To był jeden z najpiękniejszych dni w moim życiu!!!!!!
Tak studniówka już za nami.
Było zajebiście i nigdy nie zapomne tych chwil.
Start 18:00
Polonez którym tak mocno się stresowałem i przedstawienie które odegeało się na totalnym spontanie...
To było dobreeee..
Praktycznie 15 min. przed wystęmpem odbyła się próba generalna.

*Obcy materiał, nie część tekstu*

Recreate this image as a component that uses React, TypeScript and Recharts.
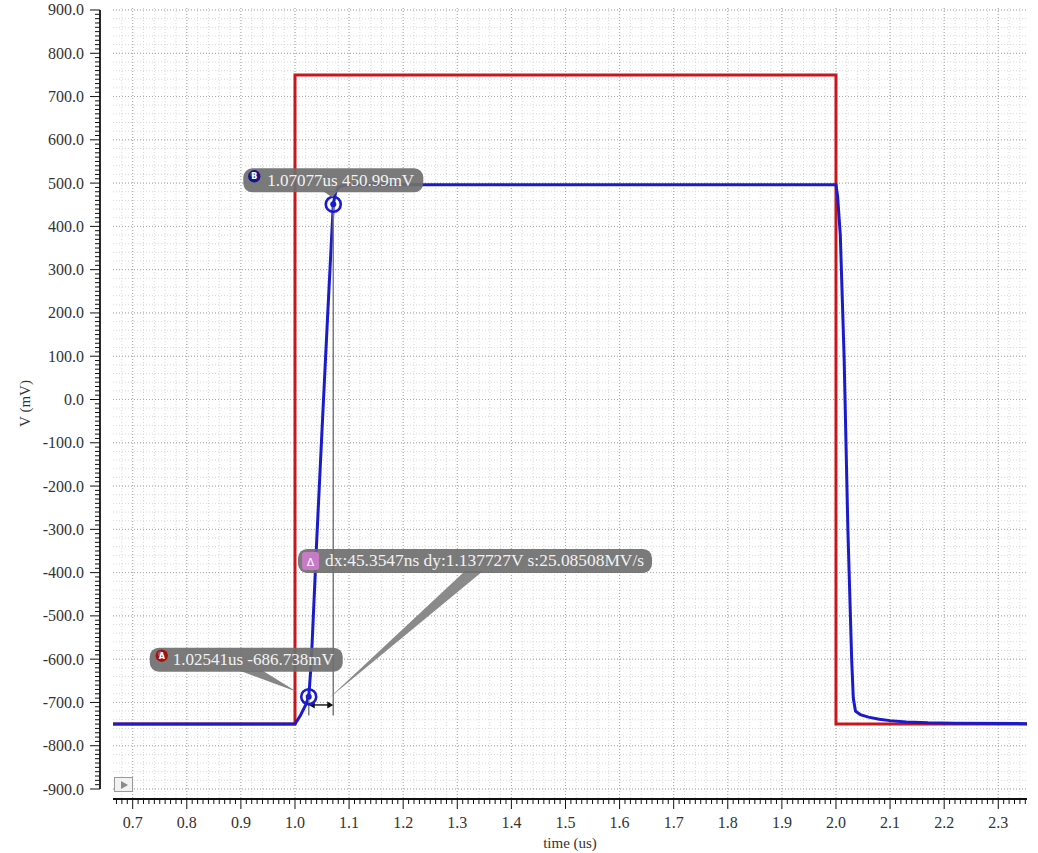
import React from 'react';
import {
  LineChart,
  Line,
  XAxis,
  YAxis,
  CartesianGrid,
  ReferenceDot,
  ReferenceLine,
  Customized,
} from 'recharts';

// stimulus (red) and response (blue) waveforms, time in us, voltage in mV
const stimTime = [0.6636, 1.0, 1.0, 2.0, 2.0, 2.3531];
const stimVolt = [-750, -750, 750, 750, -750, -750];

const outTime = [
  0.6636, 1.0, 1.01, 1.02, 1.02541, 1.03, 1.04, 1.05, 1.06, 1.07077, 1.075, 1.08, 1.09, 1.1,
  2.0, 2.003, 2.008, 2.015, 2.022, 2.029, 2.032, 2.036, 2.045, 2.06, 2.08, 2.1, 2.13, 2.17,
  2.22, 2.3531,
];
const outVolt = [
  -750, -750, -730, -705, -686.738, -610, -330, -70, 185, 450.99, 478, 490, 495, 496,
  496, 470, 380, 100, -300, -600, -690, -720, -728, -734, -739, -742, -745, -747,
  -748, -749,
];

const xMajorTicks = [0.7, 0.8, 0.9, 1.0, 1.1, 1.2, 1.3, 1.4, 1.5, 1.6, 1.7, 1.8, 1.9, 2.0, 2.1, 2.2, 2.3];
const yMajorTicks = [-900, -800, -700, -600, -500, -400, -300, -200, -100, 0, 100, 200, 300, 400, 500, 600, 700, 800, 900];

// cursor markers
const markerA = { t: 1.02541, v: -686.738, text: '1.02541us -686.738mV' };
const markerB = { t: 1.07077, v: 450.99, text: '1.07077us 450.99mV' };
const deltaText = 'dx:45.3547ns dy:1.137727V s:25.08508MV/s';
const deltaY = -705.8;
const cursorFoot = -730;

const X_MIN = 0.6636;
const X_MAX = 2.3531;
const Y_MIN = -923.1;
const Y_MAX = 904.6;

const FONT = "'Liberation Serif', 'DejaVu Serif', serif";
const RED = '#c8161d';
const BLUE = '#1a1ccc';

const stimData = stimTime.map((t, i) => ({ t, v: stimVolt[i] }));
const outData = outTime.map((t, i) => ({ t, v: outVolt[i] }));

// minor ticks every 0.01us / 10mV, minor grid every 0.02us / 20mV
const xTicks: number[] = [];
for (let i = 67; i <= 235; i++) xTicks.push(i / 100);
const yTicks: number[] = [];
for (let i = -90; i <= 90; i++) yTicks.push(i * 10);
const xMinorGrid: number[] = [];
for (let i = 34; i <= 117; i++) xMinorGrid.push(i / 50);
const yMinorGrid: number[] = [];
for (let i = -45; i <= 45; i++) yMinorGrid.push(i * 20);

const isMajor = (v: number, step: number) => Math.abs(v / step - Math.round(v / step)) < 1e-6;

const XTick = (props: any) => {
  const { x, y, payload } = props;
  const major = isMajor(payload.value, 0.1);
  return (
    <g>
      <line x1={x} x2={x} y1={y} y2={y + (major ? 10 : 5)} stroke="#111" strokeWidth={1} />
      {major && (
        <text x={x} y={y + 29} textAnchor="middle" fontFamily={FONT} fontSize={16} fill="#333">
          {payload.value.toFixed(1)}
        </text>
      )}
    </g>
  );
};

const YTick = (props: any) => {
  const { x, y, payload } = props;
  const ax = x - 13;
  const major = isMajor(payload.value, 100);
  return (
    <g>
      <line x1={ax - (major ? 10 : 5)} x2={ax} y1={y} y2={y} stroke="#111" strokeWidth={1} />
      {major && (
        <text x={ax - 16} y={y + 5.5} textAnchor="end" fontFamily={FONT} fontSize={16} fill="#333">
          {payload.value.toFixed(1)}
        </text>
      )}
    </g>
  );
};

const AxisDecor = () => (
  <g>
    <line x1={100} x2={100} y1={10} y2={789} stroke="#111" strokeWidth={1.8} />
    <rect x={114.5} y={777.5} width={18} height={14} fill="#f2f2f2" stroke="#9a9a9a" />
    <polygon points="121,781 121,789 128,785" fill="#8a8a8a" />
  </g>
);

const Ring = ({ cx, cy }: any) => (
  <g>
    <circle cx={cx} cy={cy} r={7.5} fill="none" stroke={BLUE} strokeWidth={2.6} />
    <circle cx={cx} cy={cy} r={3} fill={BLUE} />
  </g>
);

const Badge = ({ x, y, color, letter }: any) => (
  <g>
    <circle cx={x} cy={y} r={6.2} fill={color} />
    <circle cx={x - 1.5} cy={y - 2} r={2.5} fill="#fff" opacity={0.25} />
    <text x={x} y={y + 3} textAnchor="middle" fontFamily="'DejaVu Sans', sans-serif" fontSize={8} fontWeight="bold" fill="#fff">
      {letter}
    </text>
  </g>
);

const LabelB = ({ cx, cy }: any) => (
  <g>
    <polygon points={`${cx - 10},${cy - 13} ${cx + 4},${cy - 13} ${cx - 1},${cy - 7}`} fill="#7d7d7d" />
    <rect x={cx - 90} y={cy - 36} width={180} height={24} rx={9} fill="#6f6f6f" opacity={0.92} />
    <Badge x={cx - 79} y={cy - 28} color="#14148c" letter="B" />
    <text x={cx - 66} y={cy - 18} fontFamily={FONT} fontSize={17} fill="#f2f2f2">
      {markerB.text}
    </text>
  </g>
);

const LabelA = ({ cx, cy }: any) => (
  <g>
    <polygon points={`${cx - 69},${cy - 26} ${cx - 46},${cy - 26} ${cx - 12},${cy - 5}`} fill="#858585" />
    <rect x={cx - 159} y={cy - 49} width={193} height={24} rx={9} fill="#6f6f6f" opacity={0.92} />
    <Badge x={cx - 147} y={cy - 41} color="#a01010" letter="A" />
    <text x={cx - 136} y={cy - 32} fontFamily={FONT} fontSize={17} fill="#f2f2f2">
      {markerA.text}
    </text>
  </g>
);

const LabelDelta = ({ cx, cy }: any) => (
  <g>
    <polygon points={`${cx + 144},${cy - 134} ${cx + 162},${cy - 134} ${cx + 7},${cy - 6}`} fill="#8a8a8a" />
    <rect x={cx - 23} y={cy - 156} width={354} height={24} rx={9} fill="#6f6f6f" opacity={0.92} />
    <rect x={cx - 19} y={cy - 153} width={17} height={18} rx={3} fill="#c77bc7" />
    <text x={cx - 10.5} y={cy - 139} textAnchor="middle" fontFamily="'DejaVu Sans', sans-serif" fontSize={11} fill="#fff">
      Δ
    </text>
    <text x={cx + 4} y={cy - 139} fontFamily={FONT} fontSize={17.4} fill="#f2f2f2">
      {deltaText}
    </text>
  </g>
);

const Arrow = (props: any) => {
  const { x1, y1, x2 } = props;
  const l = Math.min(x1, x2);
  const r = Math.max(x1, x2);
  return (
    <g>
      <line x1={l + 2} x2={r - 2} y1={y1} y2={y1} stroke="#111" strokeWidth={1.4} />
      <polygon points={`${l},${y1} ${l + 6},${y1 - 3.5} ${l + 6},${y1 + 3.5}`} fill="#111" />
      <polygon points={`${r},${y1} ${r - 6},${y1 - 3.5} ${r - 6},${y1 + 3.5}`} fill="#111" />
    </g>
  );
};

export default function App() {
  return (
    <div style={{ position: 'absolute', left: 0, top: 0, width: 1038, height: 853, background: '#fff' }}>
      <LineChart width={1038} height={853} margin={{ top: 8, right: 11, bottom: 0, left: 0 }}>
        <CartesianGrid
          stroke="#d9d9d9"
          strokeDasharray="1 2"
          verticalValues={xMinorGrid}
          horizontalValues={yMinorGrid}
        />
        <CartesianGrid
          stroke="#a8a8a8"
          strokeDasharray="1 2"
          verticalValues={xMajorTicks}
          horizontalValues={yMajorTicks}
        />
        <XAxis
          type="number"
          dataKey="t"
          domain={[X_MIN, X_MAX]}
          allowDataOverflow
          ticks={xTicks}
          interval={0}
          tick={XTick}
          tickLine={false}
          tickSize={0}
          tickMargin={0}
          height={54}
          axisLine={{ stroke: '#111', strokeWidth: 1.8 }}
          label={{ value: 'time (us)', position: 'insideBottom', offset: 5, fontFamily: FONT, fontSize: 15, fill: '#333' }}
        />
        <YAxis
          type="number"
          domain={[Y_MIN, Y_MAX]}
          allowDataOverflow
          ticks={yTicks}
          interval={0}
          tick={YTick}
          tickLine={false}
          tickSize={0}
          tickMargin={0}
          width={113}
          axisLine={false}
          label={{
            value: 'V (mV)',
            angle: -90,
            position: 'insideLeft',
            offset: 25,
            style: { textAnchor: 'middle' },
            fontFamily: FONT,
            fontSize: 15,
            fill: '#333',
          }}
        />
        <Customized component={AxisDecor} />
        <Line
          data={stimData}
          dataKey="v"
          type="linear"
          stroke={RED}
          strokeWidth={3}
          dot={false}
          activeDot={false}
          isAnimationActive={false}
        />
        <Line
          data={outData}
          dataKey="v"
          type="linear"
          stroke={BLUE}
          strokeWidth={3}
          dot={false}
          activeDot={false}
          isAnimationActive={false}
        />
        <ReferenceLine
          segment={[{ x: markerA.t, y: markerA.v }, { x: markerA.t, y: cursorFoot }]}
          stroke="#7a7a7a"
          strokeWidth={1.5}
        />
        <ReferenceLine
          segment={[{ x: markerB.t, y: markerB.v }, { x: markerB.t, y: cursorFoot }]}
          stroke="#7a7a7a"
          strokeWidth={1.5}
        />
        <ReferenceLine
          segment={[{ x: markerA.t, y: deltaY }, { x: markerB.t, y: deltaY }]}
          shape={Arrow}
        />
        <ReferenceDot x={markerA.t} y={markerA.v} shape={Ring} />
        <ReferenceDot x={markerB.t} y={markerB.v} shape={Ring} />
        <ReferenceDot x={(markerA.t + markerB.t) / 2} y={deltaY} shape={LabelDelta} />
        <ReferenceDot x={markerA.t} y={markerA.v} shape={LabelA} />
        <ReferenceDot x={markerB.t} y={markerB.v} shape={LabelB} />
      </LineChart>
    </div>
  );
}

Omg. okazało się, że wiele osób jeszcze się myli, a tu nie ma już czasu na zmiany i wskazówki..
Dobra, wybiła 18.
Zebrali się wszyscy.
Nauczyciele, goście i rodzice.
Był tłum, a nasze serca biły jak by za chwile miało się coś stać..
Ahhhh.. ten stres.
Muzyka włączona i startujemy!!
Po pierwszych sekundach zrozumiałem, że stres nie ma sensu i wszystko się uda.
Było tak jak pomyślałem
REWELACYJNIE!!!!!!!
bez żadnej pomyłki !!!
Pięknie, to było tak ważne.
Scenka również na 100% udana!
Wszystko na spontanie no bo po co nauczyć się kilku linijek tekstu na pamięć..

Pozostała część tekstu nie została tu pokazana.